The study identified regions, such as South Wales and the East Midlands, facing significant constraints. The percentage of eligible ports with adequate capacity could decrease to 80-95% by 2030 and 50-80% by 2040. Despite planned network developments, the current pace falls short of what is necessary to support vessel charging across the UK in coming decades.

Insights and conclusions: Paving the way forward

The study concluded with several crucial insights and recommendations. The industry recognizes the cost-effective nature of electrifying Crew Transfer Vessels (CTVs), highlighting the technology’s high Technical Readiness Level (TRL). However, charging points for these vessels are still in their infancy.

While numerous ports’ substations have the headroom for significant demand, commercial and consequently financial challenges pose a barrier to short term developments, necessitating government support. Regulation to incentivize or mandate reduced carbon emissions in the offshore wind sector could expedite port demand timelines.

Distribution Network Operators (DNOs) expressed a desire to better understand port needs for upgrades. Drawing lessons from the development of car charging infrastructure, collaborative efforts involving port users, owners and DNOs were recommended. Establishing a collective understanding of future energy requirements can streamline the planning and implementation of necessary upgrades.

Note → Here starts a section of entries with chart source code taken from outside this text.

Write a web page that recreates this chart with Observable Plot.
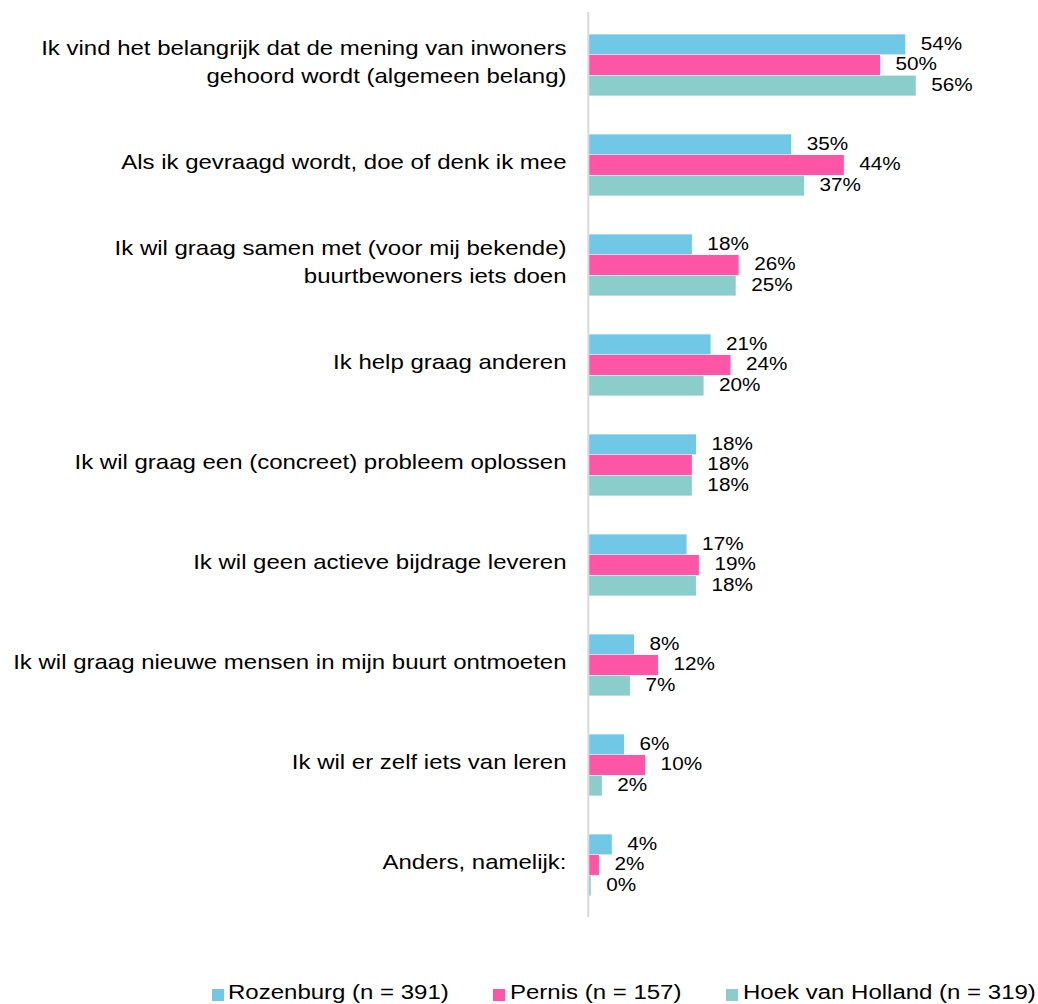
<!DOCTYPE html>
<html><head><meta charset="utf-8">
<script src="https://cdn.jsdelivr.net/npm/d3@7"></script>
<script src="https://cdn.jsdelivr.net/npm/@observablehq/plot@0.6"></script>
<style>
html,body{margin:0;padding:0;background:#fff;}
#wrap{position:relative;width:1038px;height:1004px;overflow:hidden;font-family:"Liberation Sans",Arial,sans-serif;}
#chart svg{display:block;}
.leg{position:absolute;top:982px;height:21px;font-size:20px;line-height:21px;color:#000;white-space:nowrap;}
.leg .sw{position:absolute;top:6.5px;left:0;width:12px;height:12px;}
.leg .tx{position:absolute;left:16.5px;top:0;transform:scaleX(1.2);transform-origin:0 0;}
</style></head>
<body><div id="wrap"><div id="chart"></div><div id="legend"></div></div>
<script>
const categories = [
  "Ik vind het belangrijk dat de mening van inwoners\ngehoord wordt (algemeen belang)",
  "Als ik gevraagd wordt, doe of denk ik mee",
  "Ik wil graag samen met (voor mij bekende)\nbuurtbewoners iets doen",
  "Ik help graag anderen",
  "Ik wil graag een (concreet) probleem oplossen",
  "Ik wil geen actieve bijdrage leveren",
  "Ik wil graag nieuwe mensen in mijn buurt ontmoeten",
  "Ik wil er zelf iets van leren",
  "Anders, namelijk:"
];
const seriesNames = ["Rozenburg (n = 391)", "Pernis (n = 157)", "Hoek van Holland (n = 319)"];
const seriesColors = ["#70C7E6", "#FF55A6", "#8BCDCB"];
const rozenburg      = [54.1, 34.6, 17.6, 20.8, 18.3, 16.7, 7.7, 6.0, 3.9];
const pernis         = [49.8, 43.6, 25.6, 24.2, 17.6, 18.8, 11.8, 9.6, 1.7];
const hoekVanHolland = [55.9, 36.8, 25.1, 19.6, 17.6, 18.3, 7.0, 2.2, 0.3];
const seriesValues = [rozenburg, pernis, hoekVanHolland];

const W = 1038, H = 975, mT = 12, mB = 58, mL = 589, mR = 98.3;
const step = (H - mT - mB) / categories.length;
const barH = 20.6;
const labelStretch = 1.2, valueStretch = 1.12;

const rows = categories.flatMap((c, i) =>
  seriesNames.map((s, j) => ({cat: c, series: s, value: seriesValues[j][i]})));

const fmt = d3.format(".0f");

const plot = Plot.plot({
  width: W, height: H,
  marginTop: mT, marginBottom: mB, marginLeft: mL, marginRight: mR,
  style: {fontFamily: "'Liberation Sans', Arial, sans-serif", background: "white", color: "#000"},
  x: {domain: [0, 60], axis: null},
  y: {domain: categories, padding: 0, axis: null},
  marks: [
    ...seriesNames.map((s, j) => {
      const off = (j - 1) * barH;
      return Plot.barX(rows.filter(r => r.series === s), {
        x: "value", y: "cat", fill: seriesColors[j],
        insetTop: step / 2 - barH / 2 + off,
        insetBottom: step / 2 - barH / 2 - off
      });
    }),
    Plot.ruleX([0], {stroke: "#d9d9d9", strokeWidth: 2, dx: -1.2}),
    ...seriesNames.map((s, j) => Plot.text(rows.filter(r => r.series === s), {
      x: "value", y: "cat", text: d => fmt(d.value) + "%",
      textAnchor: "start", dx: 15, dy: (j - 1) * barH - 1,
      fontSize: 18.5, fill: "#000"
    })),
    Plot.text(categories, {
      y: d => d, frameAnchor: "left", text: d => d,
      textAnchor: "end", dx: -23, dy: -5, lineAnchor: "middle", lineHeight: 1.4,
      fontSize: 20, fill: "#000"
    })
  ]
});

// horizontal stretch of glyphs (source text is slightly widened)
plot.querySelectorAll("text").forEach(t => {
  const isValue = /%$/.test(t.textContent);
  const s = isValue ? valueStretch : labelStretch;
  const tr = t.getAttribute("transform");
  if (tr) {
    t.setAttribute("transform", tr + ` scale(${s},1)`);
  } else {
    const x = +t.getAttribute("x") || 0, y = +t.getAttribute("y") || 0;
    t.removeAttribute("x"); t.removeAttribute("y");
    t.setAttribute("transform", `translate(${x},${y}) scale(${s},1)`);
  }
});

document.getElementById("chart").appendChild(plot);

const legendLefts = [211.7, 493.3, 726.3];
const legend = document.getElementById("legend");
seriesNames.forEach((s, j) => {
  const item = document.createElement("div");
  item.className = "leg";
  item.style.left = legendLefts[j] + "px";
  const sw = document.createElement("span");
  sw.className = "sw"; sw.style.background = seriesColors[j];
  const tx = document.createElement("span");
  tx.className = "tx"; tx.textContent = s;
  item.appendChild(sw); item.appendChild(tx);
  legend.appendChild(item);
});
</script>
</body></html>
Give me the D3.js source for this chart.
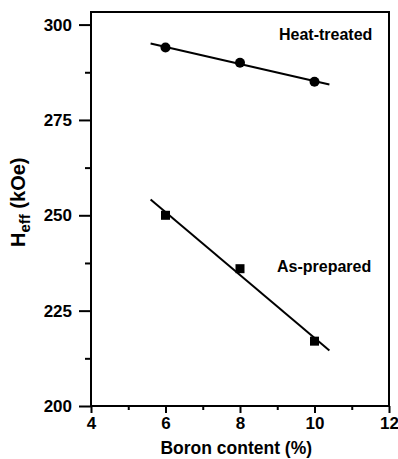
<!DOCTYPE html>
<html>
<head>
<meta charset="utf-8">
<script src="https://cdn.jsdelivr.net/npm/d3@7"></script>
<style>
  body { margin: 0; background: #fff; }
  text { font-family: "Liberation Sans", Arial, sans-serif; font-weight: bold; fill: #000; }
</style>
</head>
<body>
<div id="chart"></div>
<script>
// data
var boron = [6, 8, 10];
var heatTreated = [294, 290, 285];
var asPrepared = [250, 236, 217];
var xTicks = [4, 6, 8, 10, 12];
var yTicks = [200, 225, 250, 275, 300];
var fitRange = [5.6, 10.4];

var margin = {top: 12, right: 9, bottom: 53, left: 91};
var width = 398 - margin.left - margin.right;
var height = 459 - margin.top - margin.bottom;

var svg = d3.select("#chart")
    .append("svg")
    .attr("width", 398)
    .attr("height", 459)
  .append("g")
    .attr("transform", "translate(" + margin.left + "," + margin.top + ")");

var x = d3.scaleLinear().domain([4, 12]).range([0, width]);
var y = d3.scaleLinear().domain([200, 303.3]).range([height, 0]);

// least squares line
function fit(xs, ys) {
  var mx = d3.mean(xs), my = d3.mean(ys);
  var num = d3.sum(xs, function(d, i) { return (d - mx) * (ys[i] - my); });
  var den = d3.sum(xs, function(d) { return (d - mx) * (d - mx); });
  var b = num / den;
  return function(v) { return my + b * (v - mx); };
}

// frame
svg.append("rect")
    .attr("width", width)
    .attr("height", height)
    .style("fill", "none")
    .style("stroke", "#000")
    .style("stroke-width", 2);

// minor ticks
svg.append("g")
    .attr("transform", "translate(0," + height + ")")
    .call(d3.axisBottom(x).tickValues([5, 7, 9, 11]).tickSize(4).tickFormat(""))
    .call(function(g) { g.select(".domain").remove(); g.selectAll("line").style("stroke-width", 2); });
svg.append("g")
    .call(d3.axisLeft(y).tickValues([212.5, 237.5, 262.5, 287.5]).tickSize(6).tickFormat(""))
    .call(function(g) { g.select(".domain").remove(); g.selectAll("line").style("stroke-width", 2); });

// major ticks
var xAxis = svg.append("g")
    .attr("transform", "translate(0," + height + ")")
    .call(d3.axisBottom(x).tickValues(xTicks).tickSize(7).tickPadding(4));
xAxis.select(".domain").remove();
xAxis.selectAll("line").style("stroke-width", 2);
xAxis.selectAll("text").style("font-size", "17px");

var yAxis = svg.append("g")
    .call(d3.axisLeft(y).tickValues(yTicks).tickSize(12).tickPadding(7));
yAxis.select(".domain").remove();
yAxis.selectAll("line").style("stroke-width", 2);
yAxis.selectAll("text").style("font-size", "17px");

// fit lines
[heatTreated, asPrepared].forEach(function(series) {
  var f = fit(boron, series);
  svg.append("line")
      .attr("x1", x(fitRange[0])).attr("y1", y(f(fitRange[0])))
      .attr("x2", x(fitRange[1])).attr("y2", y(f(fitRange[1])))
      .style("stroke", "#000")
      .style("stroke-width", 2);
});

// markers
svg.selectAll(".ht")
    .data(boron)
  .enter().append("circle")
    .attr("class", "ht")
    .attr("cx", function(d) { return x(d); })
    .attr("cy", function(d, i) { return y(heatTreated[i]); })
    .attr("r", 5)
    .style("fill", "#000");

svg.selectAll(".ap")
    .data(boron)
  .enter().append("rect")
    .attr("class", "ap")
    .attr("x", function(d) { return x(d) - 4.5; })
    .attr("y", function(d, i) { return y(asPrepared[i]) - 4.5; })
    .attr("width", 9)
    .attr("height", 9)
    .style("fill", "#000");

// labels
svg.append("text")
    .attr("x", 188).attr("y", 28)
    .style("font-size", "16px")
    .text("Heat-treated");
svg.append("text")
    .attr("x", 186).attr("y", 260)
    .style("font-size", "16px")
    .text("As-prepared");

// axis titles
svg.append("text")
    .attr("x", x(7.9)).attr("y", height + 48)
    .attr("text-anchor", "middle")
    .style("font-size", "17.5px")
    .text("Boron content (%)");

var yt = svg.append("text")
    .attr("transform", "translate(" + (25 - margin.left) + "," + (247 - margin.top) + ") rotate(-90)")
    .style("font-size", "20px");
yt.append("tspan").text("H");
yt.append("tspan").attr("dy", 5).style("font-size", "15px").text("eff");
yt.append("tspan").attr("dy", -5).text(" (kOe)");
</script>
</body>
</html>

The importance of early trials and data sharing are seen as integral components of the transition to sustainable port electrical charging. Piloting charging infrastructure in selected ports can provide valuable insights into operational challenges and efficiency. Furthermore, sharing data and best practices among industry stakeholders can accelerate the learning curve and contribute to the successful adoption of electrification solutions.